Aerial infrared thermography: linking thermal mapping results to CAD and GIS systems

CADalyst, Sept, 2004 by Gregory R. Stockton

Surveillance, search and rescue. The military, law enforcement agencies, and border patrol officers have used ground-based IR thermography for years for surveillance purposes. In the past few years, aircraft with IR imagers have been used. Now, UAVs (unmanned aerial vehicles) with IR imagers are being tested by the Bureau of Customs and Border Protection to patrol U.S. borders. However, it takes about five people to operate a UAV, so it's expensive.

SAR (search and rescue) operations are often rush jobs where conditions are less than ideal. Aerial IR SAR is better than ground-based SAR in most instances, but it's still overrated. People targets don't want to be seen or may be hard to detect because they can't move to a visible area or are trying to stay warm by insulating themselves. The key is to narrow the search area and image out the side of the aircraft, not down.

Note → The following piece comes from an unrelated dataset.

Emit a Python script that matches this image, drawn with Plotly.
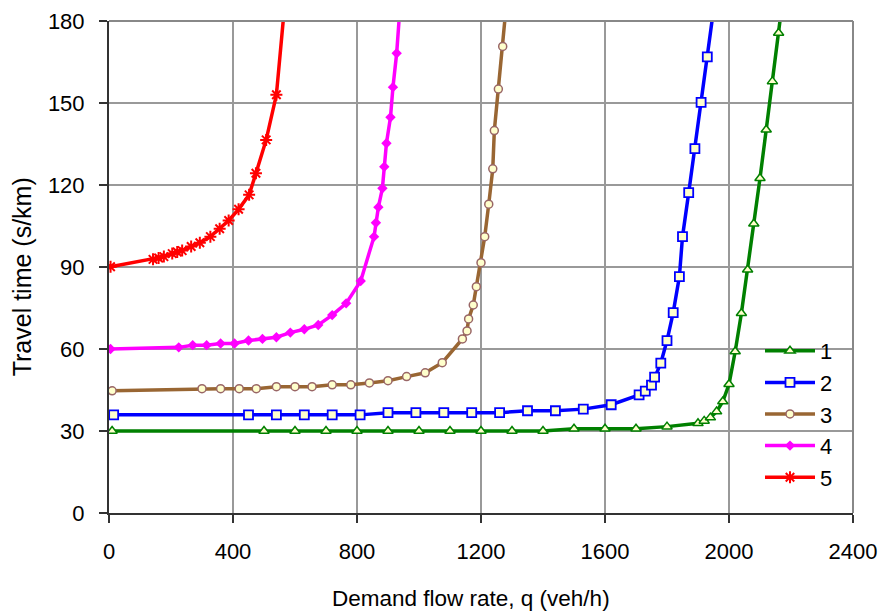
import plotly.graph_objects as go

# ---- data ----
q1 = [10, 500, 600, 700, 800, 900, 1000, 1100, 1200, 1300, 1400, 1500, 1600, 1700, 1800,
      1900, 1920, 1940, 1960, 1980, 2000, 2020, 2040, 2060, 2080, 2100, 2120, 2140, 2160, 2180]
t1 = [30, 30, 30, 30, 30, 30, 30, 30, 30, 30, 30, 30.8, 30.8, 30.8, 31.6,
      32.8, 33.7, 34.9, 37.1, 40.8, 47.1, 59.1, 73.1, 89.0, 105.8, 122.5, 140.2, 157.9, 175.6, 194]

q2 = [15, 450, 540, 630, 720, 810, 900, 990, 1080, 1170, 1260, 1350, 1440, 1530, 1620,
      1710, 1730, 1750, 1760, 1780, 1800, 1820, 1840, 1850, 1870, 1890, 1910, 1930, 1950]
t2 = [35.9, 35.9, 35.9, 35.9, 35.9, 35.9, 36.7, 36.7, 36.7, 36.7, 36.7, 37.4, 37.4, 38.0, 39.6,
      43.2, 44.6, 46.8, 49.7, 54.8, 63.1, 73.3, 86.5, 101.1, 117.2, 133.3, 150.2, 166.9, 184]

q3 = [10, 300, 360, 420, 475, 540, 600, 655, 720, 780, 840, 900, 960, 1020, 1075,
      1140, 1155, 1160, 1175, 1185, 1200, 1212, 1225, 1238, 1243, 1256, 1270, 1280]
t3 = [44.7, 45.5, 45.5, 45.5, 45.5, 46.2, 46.2, 46.2, 46.9, 46.9, 47.6, 48.4, 49.9, 51.3, 55.0,
      63.7, 66.6, 71.0, 76.1, 82.8, 91.6, 101.1, 113.0, 125.9, 139.9, 155.1, 170.7, 184]

q4 = [5, 225, 270, 315, 360, 405, 450, 495, 540, 585, 630, 675, 720, 765, 812,
      855, 861, 869, 882, 888, 895, 908, 916, 928, 938]
t4 = [60.0, 60.6, 61.4, 61.4, 62.0, 62.0, 63.1, 63.7, 64.3, 66.0, 67.2, 68.8, 72.4, 76.7, 84.9,
      101.1, 106.2, 111.9, 118.8, 126.7, 135.3, 144.8, 155.8, 168.2, 184]

q5 = [5, 142, 160, 177, 204, 220, 236, 265, 293, 327, 357, 386, 418, 452, 474, 507, 540, 570]
t5 = [90.1, 92.8, 93.3, 93.8, 94.9, 95.5, 96.0, 97.5, 98.9, 101.1, 104.0, 107.0, 111.1,
      116.4, 124.3, 136.5, 153.0, 190]

names = ["1", "2", "3", "4", "5"]
x_ticks = [0, 400, 800, 1200, 1600, 2000, 2400]
y_ticks = [0, 30, 60, 90, 120, 150, 180]
x_title = "Demand flow rate, q (veh/h)"
y_title = "Travel time (s/km)"

FONT = "Arial, Liberation Sans, sans-serif"
fill = "#FFFFCC"

fig = go.Figure()
fig.add_trace(go.Scatter(x=q1, y=t1, name=names[0], mode="lines+markers",
                         line=dict(color="#008000", width=3.5),
                         marker=dict(symbol="triangle-up", size=9, color=fill,
                                     line=dict(color="#008000", width=1.5))))
fig.add_trace(go.Scatter(x=q2, y=t2, name=names[1], mode="lines+markers",
                         line=dict(color="#0000FF", width=3.5),
                         marker=dict(symbol="square", size=9, color=fill,
                                     line=dict(color="#0000FF", width=1.8))))
fig.add_trace(go.Scatter(x=q3, y=t3, name=names[2], mode="lines+markers",
                         line=dict(color="#996633", width=3.5),
                         marker=dict(symbol="circle", size=8, color=fill,
                                     line=dict(color="#996666", width=1.5))))
fig.add_trace(go.Scatter(x=q4, y=t4, name=names[3], mode="lines+markers",
                         line=dict(color="#FF00FF", width=3.5),
                         marker=dict(symbol="diamond", size=8, color="#FF00FF")))
fig.add_trace(go.Scatter(x=q5, y=t5, name=names[4], mode="lines+markers",
                         line=dict(color="#FF0000", width=3.5),
                         marker=dict(symbol="asterisk-open", size=10,
                                     line=dict(color="#FF0000", width=2))))

fig.update_layout(
    width=882, height=613,
    margin=dict(l=109, r=29, t=21, b=100, autoexpand=False),
    paper_bgcolor="white", plot_bgcolor="white",
    font=dict(family=FONT, size=22, color="black"),
    showlegend=True,
    legend=dict(x=0.875, y=0.372, xanchor="left", yanchor="top",
                bgcolor="rgba(0,0,0,0)", borderwidth=0, itemwidth=50,
                font=dict(family=FONT, size=22, color="black"),
                traceorder="normal"),
)
fig.update_xaxes(range=[0, 2400], tickvals=x_ticks, ticktext=[str(v) for v in x_ticks],
                 showgrid=True, gridcolor="#999999", gridwidth=1.5,
                 showline=True, linecolor="#333333", linewidth=2, mirror=False,
                 ticks="outside", ticklen=8, tickcolor="#333333", tickwidth=1.5,
                 ticklabelstandoff=10,
                 tickfont=dict(family=FONT, size=22),
                 zeroline=False, automargin=False)
fig.update_yaxes(range=[0, 180], tickvals=y_ticks, ticktext=[str(v) for v in y_ticks],
                 showgrid=True, gridcolor="#999999", gridwidth=1.5,
                 showline=True, linecolor="#333333", linewidth=2, mirror=False,
                 ticks="outside", ticklen=8, tickcolor="#333333", tickwidth=1.5,
                 ticklabelstandoff=10,
                 tickfont=dict(family=FONT, size=22),
                 zeroline=False, automargin=False)

# axis titles placed as in the reference
fig.add_annotation(text=x_title, xref="paper", yref="paper", x=0.4866, y=-0.1728,
                   xanchor="center", yanchor="middle", showarrow=False,
                   font=dict(family=FONT, size=22.5, color="black"))
fig.add_annotation(text=y_title, xref="paper", yref="paper", x=-0.117, y=0.481,
                   xanchor="center", yanchor="middle", showarrow=False, textangle=-90,
                   font=dict(family=FONT, size=25, color="black"))

# white legend area hiding the gridlines (drawn between grid and traces)
fig.add_shape(type="rect", xref="paper", yref="paper", x0=0.856, x1=0.997, y0=0.025, y1=0.372,
              fillcolor="white", line=dict(width=0), layer="between")
# grey frame on top and right
fig.add_shape(type="line", xref="paper", yref="paper", x0=0, x1=1, y0=1, y1=1,
              line=dict(color="#888888", width=2))
fig.add_shape(type="line", xref="paper", yref="paper", x0=1, x1=1, y0=0, y1=1,
              line=dict(color="#888888", width=2))

fig.write_html("out.html")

Roof moisture surveying. No application is better suited for aerial IR than the predictive maintenance activity known as roof moisture surveys. The ravages of sun, wind, rain, snow, hail, ice, chemicals, leaks, and time cause every flat or low-sloped roof to fail. Roof problems manifest themselves in two ways: leakage and entrained water contamination.

Leakage is simple, although the leak inside the building rarely reflects the exact spot on the roof where there is a hole or tear in the membrane. Because most insulation absorbs water, it's harder to find the entrained water contamination because the roof may not show a leak until the insulation has absorbed all the water that it can hold.

Owners can use one of three nondestructive tools to find subsurface moisture: nuclear gauges that count neutrons, capacitance meters that measure resistance, and infrared, which shows heat patterns. Both nuclear gauges and capacitance meters allow a technician to take a sample reading on a 5' X 5', 10' X 10', or 20' X 20' grid on the roof. When plotted on a roof plan, these measurements are used to extrapolate where the water is. They work marginally on roofs that don't gain or lose much solar energy and therefore don't lend themselves to IR.

IR is the preferred method for roof moisture surveying. During the day, the sun radiates energy onto the roof into the roof substrate, and then at night, the roof radiates the heat back into space. This is known as radiational cooling. Higher mass (wet) areas absorb and dissipate heat at a different rate than the lower mass (dry) areas--they radiate heat for a longer period of time at night because they take longer to cool. IR cameras can detect these sources of heat and see the higher mass (wet areas) during this window of uneven heat dissipation. An infrared roof moisture survey allows a building owner to assess the condition of a roof at all stages of its service life (figure 3).

[FIGURE 3 OMITTED]

Aerial IR imagery is far more useful than on-roof IR imagery because the images are at plan view (straight down), which enables the accurate marking of wet areas on CAD drawings and because large areas can be seen all in one image. Even the slightest nuances of temperatures can be traced to the source and outlined. IR images of the roof, no matter how spectacular, are only signatures of heat. There are many causes of heat (or apparent heat) on a roof. This is why professional verification by roof consultants is important. The aerial IR report should be reviewed and the printed data taken on the roof to aid in visual examination and further testing.